Furthermore, the offset and drift of the triangular wave generator and the current error amplifiers themselves deteriorate the current control error and narrow the dynamic ranges of the amplified error signals. Therefore, an operational amplifier having a small offset and drift is required as a component of them, and depending on the cases, offset adjusting work is required in the manufacturing stage, incurring the problem of cost increase.
FIG. 10 shows a prior art example of the current controller 106 implemented by an analog circuit, however, there exists a current controller implementing a similar structure by a digital circuit such as a microcomputer which subjects the first, second and third detected line currents iFU, iFV and iFW to an analog to digital conversion process by means of an A/D converter. In such a case, the gain of the current error amplifier is required to be determined by examining the loop transfer function of the current control loop from the characteristics of the three-phase motor, the motor current detector circuit, the current controller and the main circuit power controller, and their problems are the same as those of the current controller implemented by the analog circuit.

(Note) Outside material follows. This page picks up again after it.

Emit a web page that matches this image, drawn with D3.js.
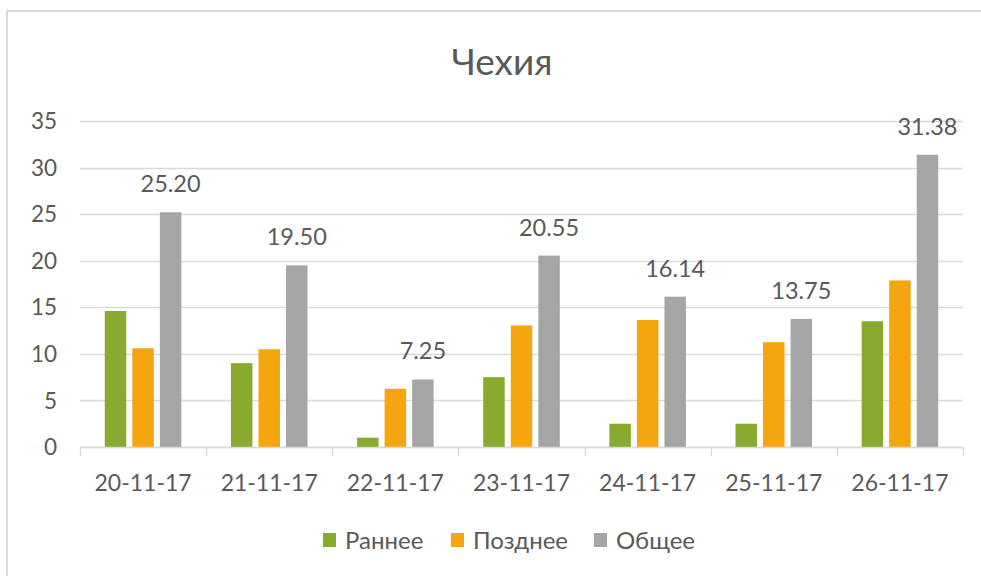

Furthermore, when the current error amplifier is implemented by a digital circuit such as a microcomputer or the like, the offset and drift of the current error amplifier itself can be eliminated because they are achieved by digital calculation. However, as the calculation processing time increases, the phase delay increases and the circuit tends to oscillate. This consequently means that the gain cannot be increased unless the processing time is reduced, and therefore, a microcomputer having a very high speed calculation processing capability or the like must be used, incurring the problem of cost increase.
Furthermore, the phase delay of the A/D converter for converting the first, second and third detected line currents iFU, iFV and iFW into digital data becomes greater as the time for conversion increases, and the circuit tends to oscillate. This consequently means that the gain cannot be increased unless the conversion time is reduced, and therefore, an A/D converter having a very high speed conversion capability must be used, incurring the problem of cost increase. Furthermore, the offset and drift of the A/D converter consequently deteriorate the current control error and narrow its dynamic range. Therefore, it is required to select an A/D converter having smaller offset and drift, incurring the problem of cost increase.
Furthermore, the three-phase PWM command signal generator implemented by a digital circuit has such problems that the three-phase PWM command signal generator has a complicated structure and costs much as shown in the digital three-phase PWM wave generating apparatus disclosed in the Japanese Patent Laid-Open Publication No. 4-312360.